··· Given data ···

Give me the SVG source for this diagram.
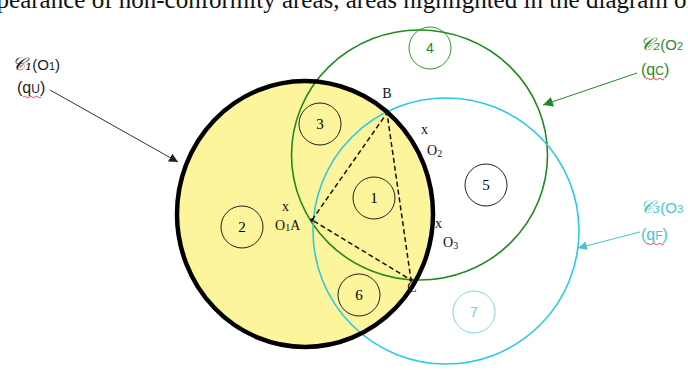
<svg xmlns="http://www.w3.org/2000/svg" width="688" height="370" viewBox="0 0 688 370">
<style>
.serif{font-family:"Liberation Serif","Times New Roman",serif;fill:#111}
.sans{font-family:"Liberation Sans",Arial,sans-serif}
.num{font-family:"Liberation Serif","Times New Roman",serif;font-size:15px;text-anchor:middle}
.scr{font-family:"DejaVu Serif","Noto Sans",serif;font-style:italic}
.dash{stroke:#111;stroke-width:1.5;stroke-dasharray:5 3;fill:none}
.wave{stroke:#d33;stroke-width:0.9;fill:none}
</style>
<defs>
<marker id="ah" viewBox="0 0 10 10" refX="10" refY="5" markerWidth="9" markerHeight="9" markerUnits="userSpaceOnUse" orient="auto"><path d="M0,0 L10,5 L0,10 Z" fill="#222"/></marker>
<marker id="ahg" viewBox="0 0 10 10" refX="10" refY="5" markerWidth="10" markerHeight="10" markerUnits="userSpaceOnUse" orient="auto"><path d="M0,0 L10,5 L0,10 Z" fill="#1f8a1f"/></marker>
<marker id="ahc" viewBox="0 0 10 10" refX="10" refY="5" markerWidth="9" markerHeight="9" markerUnits="userSpaceOnUse" orient="auto"><path d="M0,0 L10,5 L0,10 Z" fill="#48c4cc"/></marker>
</defs>

<text class="serif" x="-27" y="8" font-size="25">appearance of non-conformity areas, areas highlighted in the diagram of</text>

<g id="c1-fill"><ellipse cx="305" cy="214" rx="128" ry="133" fill="#fdf59b"/></g>
<g id="c2"><ellipse cx="419.5" cy="155" rx="128" ry="125" fill="none" stroke="#1f8a1f" stroke-width="1.6"/></g>
<g id="c3"><circle cx="446" cy="231" r="133" fill="none" stroke="#2cc8e4" stroke-width="1.6"/></g>
<g id="c1"><ellipse cx="305" cy="214" rx="128" ry="133" fill="none" stroke="#000" stroke-width="4.5"/></g>

<g id="triangle">
<path class="dash" d="M312,220 L387,113 L411,280 Z"/>
<circle cx="312" cy="220" r="1.8" fill="#111"/>
<circle cx="387" cy="113" r="1.8" fill="#111"/>
<circle cx="411" cy="280" r="1.8" fill="#111"/>
</g>

<g id="area1"><circle cx="374" cy="198" r="21" fill="none" stroke="#222"/><text class="num" x="374" y="203">1</text></g>
<g id="area2"><circle cx="242" cy="227" r="21" fill="none" stroke="#222"/><text class="num" x="242" y="232">2</text></g>
<g id="area3"><circle cx="320" cy="124" r="21" fill="none" stroke="#222"/><text class="num" x="320" y="129">3</text></g>
<g id="area4"><circle cx="430" cy="48" r="21" fill="none" stroke="#1f8a1f" stroke-width="0.9"/><text class="num" x="430" y="53" fill="#1f8a1f" style="font-family:'Liberation Sans',Arial,sans-serif;font-size:14px">4</text></g>
<g id="area5"><circle cx="486" cy="185" r="21" fill="none" stroke="#222"/><text class="num" x="486" y="190">5</text></g>
<g id="area6"><circle cx="359" cy="295" r="21" fill="none" stroke="#222"/><text class="num" x="359" y="300">6</text></g>
<g id="area7"><circle cx="474" cy="312" r="21" fill="none" stroke="#6fd2da" stroke-width="0.9"/><text class="num" x="474" y="317" fill="#6fd2da" style="font-family:'Liberation Sans',Arial,sans-serif;font-size:14px">7</text></g>

<g id="points" class="serif" font-size="14">
<text x="387" y="98" text-anchor="middle">B</text>
<text x="421" y="134">x</text>
<text x="427" y="155">O<tspan font-size="10" dy="2">2</tspan></text>
<text x="282" y="211">x</text>
<text x="275" y="230">O<tspan font-size="10" dy="1">1</tspan><tspan dy="-1">A</tspan></text>
<text x="435" y="228">x</text>
<text x="443" y="247">O<tspan font-size="10" dy="2">3</tspan></text>
<text x="412" y="292" text-anchor="middle">C</text>
</g>

<g id="connectors" fill="none">
<line x1="50" y1="90" x2="178" y2="162" stroke="#333" stroke-width="1" marker-end="url(#ah)"/>
<line x1="637" y1="73" x2="543" y2="105" stroke="#1f8a1f" stroke-width="1" marker-end="url(#ahg)"/>
<line x1="640" y1="232" x2="578" y2="248" stroke="#48c4cc" stroke-width="1" marker-end="url(#ahc)"/>
</g>

<g id="label1">
<text x="12" y="70" font-size="18" fill="#222"><tspan class="scr">𝒞₁</tspan><tspan class="sans" font-size="15">(O</tspan><tspan class="sans" font-size="11">1</tspan><tspan class="sans" font-size="15">)</tspan></text>
<text class="sans" x="17" y="93" font-size="16" fill="#222">(q<tspan font-size="12">U</tspan>)</text>
<path class="wave" d="M23,97 q1.5,-1.5 3,0 t3,0 t3,0 t3,0 t3,0 t3,0"/>
</g>
<g id="label2" fill="#2a8a2a">
<text x="640" y="50" font-size="18"><tspan class="scr" fill="#2a8a2a">𝒞₂</tspan><tspan class="sans" font-size="15">(O</tspan><tspan class="sans" font-size="11">2</tspan></text>
<text class="sans" x="641" y="75" font-size="16">(q<tspan font-size="12">C</tspan>)</text>
<path class="wave" d="M646,79 q1.5,-1.5 3,0 t3,0 t3,0 t3,0 t3,0 t3,0"/>
</g>
<g id="label3" fill="#48c4cc">
<text x="640" y="213" font-size="18"><tspan class="scr" fill="#48c4cc">𝒞₃</tspan><tspan class="sans" font-size="15">(O</tspan><tspan class="sans" font-size="11">3</tspan></text>
<text class="sans" x="641" y="240" font-size="16">(q<tspan font-size="12">F</tspan>)</text>
<path class="wave" d="M646,244 q1.5,-1.5 3,0 t3,0 t3,0 t3,0 t3,0 t3,0"/>
</g>
</svg>
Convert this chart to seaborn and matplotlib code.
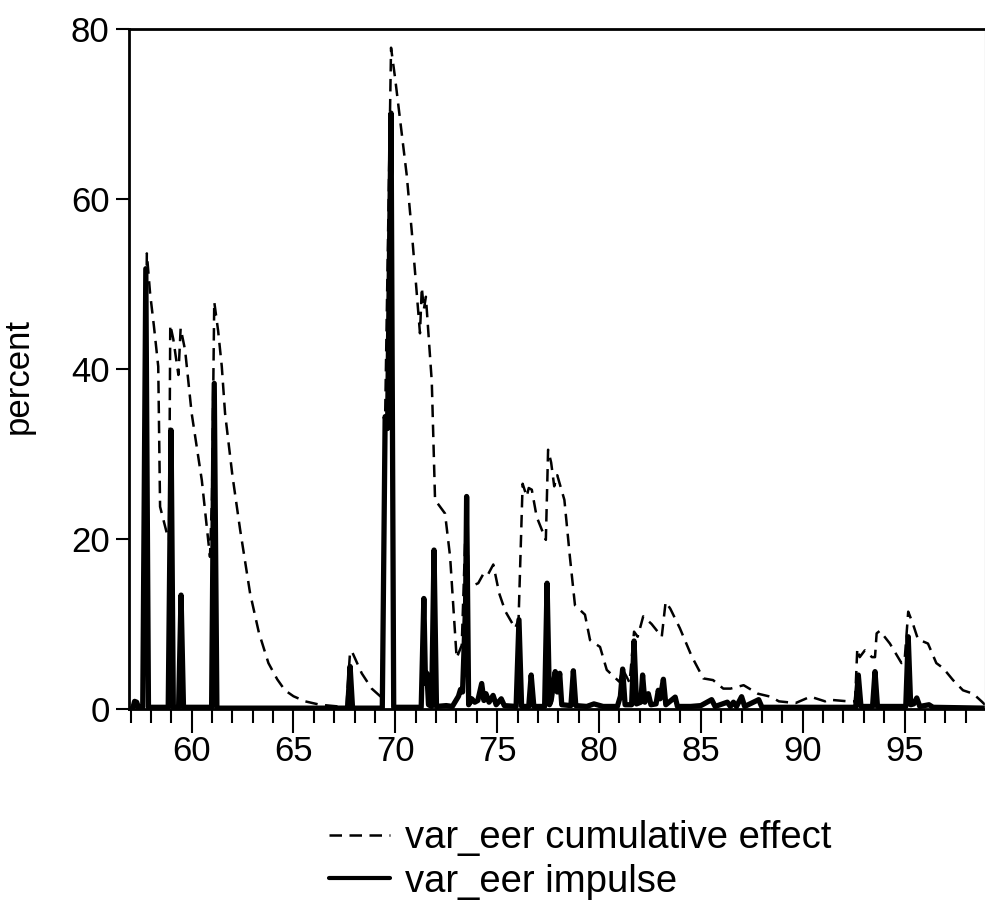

···

Leave out the pictures and print every line of the data exactly.

• [Written solution]:
Give me the SVG source for this diagram.
<svg xmlns="http://www.w3.org/2000/svg" width="688" height="370" viewBox="0 0 688 370">
<style>
.serif{font-family:"Liberation Serif","Times New Roman",serif;fill:#111}
.sans{font-family:"Liberation Sans",Arial,sans-serif}
.num{font-family:"Liberation Serif","Times New Roman",serif;font-size:15px;text-anchor:middle}
.scr{font-family:"DejaVu Serif","Noto Sans",serif;font-style:italic}
.dash{stroke:#111;stroke-width:1.5;stroke-dasharray:5 3;fill:none}
.wave{stroke:#d33;stroke-width:0.9;fill:none}
</style>
<defs>
<marker id="ah" viewBox="0 0 10 10" refX="10" refY="5" markerWidth="9" markerHeight="9" markerUnits="userSpaceOnUse" orient="auto"><path d="M0,0 L10,5 L0,10 Z" fill="#222"/></marker>
<marker id="ahg" viewBox="0 0 10 10" refX="10" refY="5" markerWidth="10" markerHeight="10" markerUnits="userSpaceOnUse" orient="auto"><path d="M0,0 L10,5 L0,10 Z" fill="#1f8a1f"/></marker>
<marker id="ahc" viewBox="0 0 10 10" refX="10" refY="5" markerWidth="9" markerHeight="9" markerUnits="userSpaceOnUse" orient="auto"><path d="M0,0 L10,5 L0,10 Z" fill="#48c4cc"/></marker>
</defs>

<text class="serif" x="-27" y="8" font-size="25">appearance of non-conformity areas, areas highlighted in the diagram of</text>

<g id="c1-fill"><ellipse cx="305" cy="214" rx="128" ry="133" fill="#fdf59b"/></g>
<g id="c2"><ellipse cx="419.5" cy="155" rx="128" ry="125" fill="none" stroke="#1f8a1f" stroke-width="1.6"/></g>
<g id="c3"><circle cx="446" cy="231" r="133" fill="none" stroke="#2cc8e4" stroke-width="1.6"/></g>
<g id="c1"><ellipse cx="305" cy="214" rx="128" ry="133" fill="none" stroke="#000" stroke-width="4.5"/></g>

<g id="triangle">
<path class="dash" d="M312,220 L387,113 L411,280 Z"/>
<circle cx="312" cy="220" r="1.8" fill="#111"/>
<circle cx="387" cy="113" r="1.8" fill="#111"/>
<circle cx="411" cy="280" r="1.8" fill="#111"/>
</g>

<g id="area1"><circle cx="374" cy="198" r="21" fill="none" stroke="#222"/><text class="num" x="374" y="203">1</text></g>
<g id="area2"><circle cx="242" cy="227" r="21" fill="none" stroke="#222"/><text class="num" x="242" y="232">2</text></g>
<g id="area3"><circle cx="320" cy="124" r="21" fill="none" stroke="#222"/><text class="num" x="320" y="129">3</text></g>
<g id="area4"><circle cx="430" cy="48" r="21" fill="none" stroke="#1f8a1f" stroke-width="0.9"/><text class="num" x="430" y="53" fill="#1f8a1f" style="font-family:'Liberation Sans',Arial,sans-serif;font-size:14px">4</text></g>
<g id="area5"><circle cx="486" cy="185" r="21" fill="none" stroke="#222"/><text class="num" x="486" y="190">5</text></g>
<g id="area6"><circle cx="359" cy="295" r="21" fill="none" stroke="#222"/><text class="num" x="359" y="300">6</text></g>
<g id="area7"><circle cx="474" cy="312" r="21" fill="none" stroke="#6fd2da" stroke-width="0.9"/><text class="num" x="474" y="317" fill="#6fd2da" style="font-family:'Liberation Sans',Arial,sans-serif;font-size:14px">7</text></g>

<g id="points" class="serif" font-size="14">
<text x="387" y="98" text-anchor="middle">B</text>
<text x="421" y="134">x</text>
<text x="427" y="155">O<tspan font-size="10" dy="2">2</tspan></text>
<text x="282" y="211">x</text>
<text x="275" y="230">O<tspan font-size="10" dy="1">1</tspan><tspan dy="-1">A</tspan></text>
<text x="435" y="228">x</text>
<text x="443" y="247">O<tspan font-size="10" dy="2">3</tspan></text>
<text x="412" y="292" text-anchor="middle">C</text>
</g>

<g id="connectors" fill="none">
<line x1="50" y1="90" x2="178" y2="162" stroke="#333" stroke-width="1" marker-end="url(#ah)"/>
<line x1="637" y1="73" x2="543" y2="105" stroke="#1f8a1f" stroke-width="1" marker-end="url(#ahg)"/>
<line x1="640" y1="232" x2="578" y2="248" stroke="#48c4cc" stroke-width="1" marker-end="url(#ahc)"/>
</g>

<g id="label1">
<text x="12" y="70" font-size="18" fill="#222"><tspan class="scr">𝒞₁</tspan><tspan class="sans" font-size="15">(O</tspan><tspan class="sans" font-size="11">1</tspan><tspan class="sans" font-size="15">)</tspan></text>
<text class="sans" x="17" y="93" font-size="16" fill="#222">(q<tspan font-size="12">U</tspan>)</text>
<path class="wave" d="M23,97 q1.5,-1.5 3,0 t3,0 t3,0 t3,0 t3,0 t3,0"/>
</g>
<g id="label2" fill="#2a8a2a">
<text x="640" y="50" font-size="18"><tspan class="scr" fill="#2a8a2a">𝒞₂</tspan><tspan class="sans" font-size="15">(O</tspan><tspan class="sans" font-size="11">2</tspan></text>
<text class="sans" x="641" y="75" font-size="16">(q<tspan font-size="12">C</tspan>)</text>
<path class="wave" d="M646,79 q1.5,-1.5 3,0 t3,0 t3,0 t3,0 t3,0 t3,0"/>
</g>
<g id="label3" fill="#48c4cc">
<text x="640" y="213" font-size="18"><tspan class="scr" fill="#48c4cc">𝒞₃</tspan><tspan class="sans" font-size="15">(O</tspan><tspan class="sans" font-size="11">3</tspan></text>
<text class="sans" x="641" y="240" font-size="16">(q<tspan font-size="12">F</tspan>)</text>
<path class="wave" d="M646,244 q1.5,-1.5 3,0 t3,0 t3,0 t3,0 t3,0 t3,0"/>
</g>
</svg>
Convert this chart to seaborn and matplotlib code.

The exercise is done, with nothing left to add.